Even now, six weeks before the first installment of the new tax was originally due, most accountants still don’t know how the tax breaks down. In Rome, updated tax forms have yet to be printed. One deadline has already postponed with others to follow.
Frittered away in the chaos is much of the grudging public acceptance Monti’s fetching technocrats earned six months ago. Like many of their predecessors, they’ve been unable to tame the beast that is Italian bureaucracy.
The reasons speak to Italy’s deeper dilemmas. The first is the absence of substantive urgency. Once the Berlusconi cuts were rescinded — a decision that would compel some families to pay thousands of euros annually when before they’d paid nothing — the essential next step was to swiftly set out clear new guidelines to prevent the kind of confusion that typically ushers skepticism.
But lock and load didn’t happen. Instead, the central government couldn’t get cities and regions to hurry up. Italian newspapers that months ago began publishing online tax calculators have since been forced to update them almost weekly. Neither variable rates nor exemptions have been fully fleshed out.

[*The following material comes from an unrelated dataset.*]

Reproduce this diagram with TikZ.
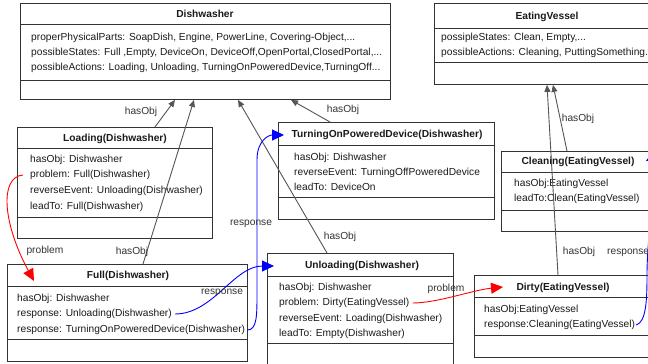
\documentclass[tikz,border=0pt]{standalone}
\usepackage{fontspec}
\setmainfont{Liberation Sans}
\usetikzlibrary{arrows.meta,calc}
\definecolor{bord}{HTML}{333333}
\definecolor{conn}{HTML}{555555}
\definecolor{txt}{HTML}{1A1A1A}
\definecolor{rrel}{HTML}{FF0000}
\definecolor{brel}{HTML}{0000FF}
\begin{document}
\begin{tikzpicture}[x=1pt,y=-1pt,
  font=\fontsize{10.2}{12}\selectfont, text=txt,
  box/.style={draw=bord, line width=0.9pt, anchor=north west, inner sep=0pt, fill=white},
  divl/.style={draw=bord, line width=0.9pt},
  ttl/.style={font=\fontsize{10.2}{12}\selectfont\bfseries, inner sep=0pt, anchor=center, text height=8pt, text depth=1pt},
  attr/.style={inner sep=0pt, anchor=west, text height=8pt, text depth=1pt},
  lbl/.style={inner sep=0pt, anchor=center, text height=8pt, text depth=1pt, text=black!80},
  hasobj/.style={draw=conn, line width=0.9pt, -{Triangle[length=7pt,width=6pt]}, color=conn},
  probl/.style={draw=rrel, line width=0.9pt, -{Triangle[length=12pt,width=11pt]}, color=rrel},
  resp/.style={draw=brel, line width=0.9pt, -{Triangle[length=12pt,width=11pt]}, color=brel}]
\useasboundingbox (0,0) rectangle (648,364);
\clip (0,0) rectangle (648,364);
\fill[white] (0,0) rectangle (648,364);

% ---- Dishwasher
\node[box, minimum width=370pt, minimum height=96pt] (dw) at (20,3) {};
\draw[divl] (20,24) -- (390,24) (20,80) -- (390,80);
\node[ttl] (dwt) at (205,14) {Dishwasher};
\node[attr] (dw1) at (31,37) {properPhysicalParts: SoapDish, Engine, PowerLine, Covering-Object,...};
\node[attr] (dw2) at (31,52) {possibleStates: Full ,Empty, DeviceOn, DeviceOff,OpenPortal,ClosedPortal,...};
\node[attr] (dw3) at (31,67) {possibleActions: Loading, Unloading, TurningOnPoweredDevice,TurningOff...};

% ---- EatingVessel
\node[box, minimum width=226pt, minimum height=81pt] (ev) at (434,3) {};
\draw[divl] (434,28) -- (660,28) (434,62) -- (660,62);
\node[ttl] (evt) at (547,16) {EatingVessel};
\node[attr] (ev1) at (441,37) {possipleStates: Clean, Empty,...};
\node[attr] (ev2) at (441,52) {possibleActions: Cleaning, PuttingSomething...};

% ---- Loading
\node[box, minimum width=195pt, minimum height=111pt] (load) at (17,127) {};
\draw[divl] (17,148) -- (212,148) (17,217) -- (212,217);
\node[ttl] (loadt) at (115,138) {Loading(Dishwasher)};
\node[attr] (load1) at (30,159) {hasObj: Dishwasher};
\node[attr] (loadprob) at (30,174) {problem: Full(Dishwasher)};
\node[attr] (load3) at (30,190) {reverseEvent: Unloading(Dishwasher)};
\node[attr] (load4) at (30,206) {leadTo: Full(Dishwasher)};

% ---- TurningOnPoweredDevice
\node[box, minimum width=216pt, minimum height=97pt] (turn) at (278,122) {};
\draw[divl] (278,145) -- (494,145) (278,197) -- (494,197);
\node[ttl] (turnt) at (387,134) {TurningOnPoweredDevice(Dishwasher)};
\node[attr] (turn1) at (294,157) {hasObj: Dishwasher};
\node[attr] (turn2) at (294,172) {reverseEvent: TurningOffPoweredDevice};
\node[attr] (turn3) at (294,187) {leadTo: DeviceOn};

% ---- Cleaning
\node[box, minimum width=154pt, minimum height=80pt] (clean) at (501,151) {};
\draw[divl] (501,172) -- (655,172) (501,210) -- (655,210);
\node[ttl] (cleant) at (578,161) {Cleaning(EatingVessel)};
\node[attr] (clean1) at (514,183) {hasObj:EatingVessel};
\node[attr] (clean2) at (514,198) {leadTo:Clean(EatingVessel)};

% ---- Full
\node[box, minimum width=240pt, minimum height=97pt] (full) at (7,264) {};
\draw[divl] (7,286) -- (247,286) (7,339) -- (247,339);
\node[ttl] (fullt) at (128,275) {Full(Dishwasher)};
\node[attr] (full1) at (17,298) {hasObj: Dishwasher};
\node[attr] (fullr1) at (17,313) {response: Unloading(Dishwasher)};
\node[attr] (fullr2) at (17,329) {response: TurningOnPoweredDevice(Dishwasher)};

% ---- Unloading
\node[box, minimum width=186pt, minimum height=120pt] (unload) at (267,253) {};
\draw[divl] (267,276) -- (453,276) (267,343) -- (453,343);
\node[ttl] (unloadt) at (362,265) {Unloading(Dishwasher)};
\node[attr] (unload1) at (279,287) {hasObj: Dishwasher};
\node[attr] (unprob) at (279,302) {problem: Dirty(EatingVessel)};
\node[attr] (unload3) at (279,318) {reverseEvent: Loading(Dishwasher)};
\node[attr] (unload4) at (279,333) {leadTo: Empty(Dishwasher)};

% ---- Dirty
\node[box, minimum width=178pt, minimum height=82pt] (dirty) at (474,275) {};
\draw[divl] (474,297) -- (652,297) (474,335) -- (652,335);
\node[ttl] (dirtyt) at (563,287) {Dirty(EatingVessel)};
\node[attr] (dirty1) at (484,309) {hasObj:EatingVessel};
\node[attr] (dirtyresp) at (484,324) {response:Cleaning(EatingVessel)};

% ---- hasObj connectors
\draw[hasobj] ($(load.north west)+(138,0)$) -- ($(dw.south west)+(155,0)$);
\draw[hasobj] ($(full.north west)+(136,0)$) -- ($(dw.south west)+(174,0)$);
\draw[hasobj] ($(unload.north west)+(60,0)$) -- ($(dw.south west)+(218,0)$);
\draw[hasobj] ($(turn.north west)+(52,0)$) -- ($(dw.south west)+(271,0)$);
\draw[hasobj] ($(clean.north west)+(66,0)$) -- ($(ev.south west)+(119,0)$);
\draw[hasobj] ($(dirty.north west)+(84,0)$) -- ($(ev.south west)+(113,0)$);

\node[lbl] (l1) at (141,111) {hasObj};
\node[lbl] (l2) at (132,251) {hasObj};
\node[lbl] (l3) at (343,109) {hasObj};
\node[lbl] (l4) at (340,236) {hasObj};
\node[lbl] (l5) at (578,118) {hasObj};
\node[lbl] (l6) at (579,251) {hasObj};

% ---- problem connectors
\draw[probl] ([xshift=-7pt,yshift=-1pt]loadprob.west)
  .. controls +(-24,2) and ($(full.north west)+(-4,-40)$) .. ($(full.north west)+(27,17)$);
\node[lbl] (l7) at (45,250) {problem};
\draw[probl] ([xshift=3pt,yshift=-1pt]unprob.east)
  .. controls +(25,0) and +(-30,3) .. ($(dirty.north west)+(29,12)$);
\node[lbl] (l8) at (446,288) {problem};

% ---- response connectors
\draw[resp] ([xshift=3pt,yshift=-1pt]fullr1.east)
  .. controls +(38,0) and +(-40,0) .. ($(unload.north west)+(7,13)$);
\node[lbl] (l9) at (222,291) {response};
\draw[resp] ([xshift=2pt,yshift=-1pt]fullr2.east)
  .. controls +(10,0) and +(0,25) .. (257,290) -- (257,160)
  .. controls +(0,-20) and +(-15,0) .. ($(turn.north west)+(6,13)$);
\node[lbl] (l10) at (251,222) {response};
\draw[resp] ([xshift=1pt,yshift=-1pt]dirtyresp.east)
  .. controls +(10,-3) and +(0,25) .. (647,275)
  .. controls +(0,-50) and +(15,-8) .. ($(clean.north east)+(-10,10)$);
\node[lbl,anchor=west] (l11) at (607,251) {response};
\end{tikzpicture}
\end{document}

Discipline, central to the rule of law, and central also to law-changing, has been predictably surrendered to the more culturally acceptable cauldron of Italian maybes that Monti’s “Save Italy” team insisted had to go by the wayside. What hasn’t changed is the government’s desperate need for cash, nor the extent to which that cash will be supplied by country’s middle class (most luxury tax proposals stalled).
The property tax fiasco not only showed poor judgement and follow-through, but also fortified middle class resistance to austerity, which has turned quietly ferocious, shredding Monti’s overall momentum. Doubters of Monti’s two-step process — taxation followed by growth — have begun their catcalling. How can a government incapable of clearheadedness possibly shake up a stagnant economy? Even Italy’s Court of Auditors, a national body that oversees public spending and income, recently warned of “tax pressure already well outside European norms.” It’s a reverse domino effect building in strength.
“People are actually being asked to pay a tax without knowing just what tax structure is being used to calculate the figure,” wrote Corriere della Sera in a news report more scathing than an editorial. “It’s been four months since the tax structure was changed,” it added, “and banks still can’t figure it out.”
Readers went further. IMU, wrote one, “will go down in history as the most unfathomable and hard-to-calculate tax ever devised by the human mind…”
All this from a national salvation decree hailed last fall by the Monti government as the bitter pill the country needed to swallow to survive. Now, both saviors and the saved are being forced to gag their way into summer.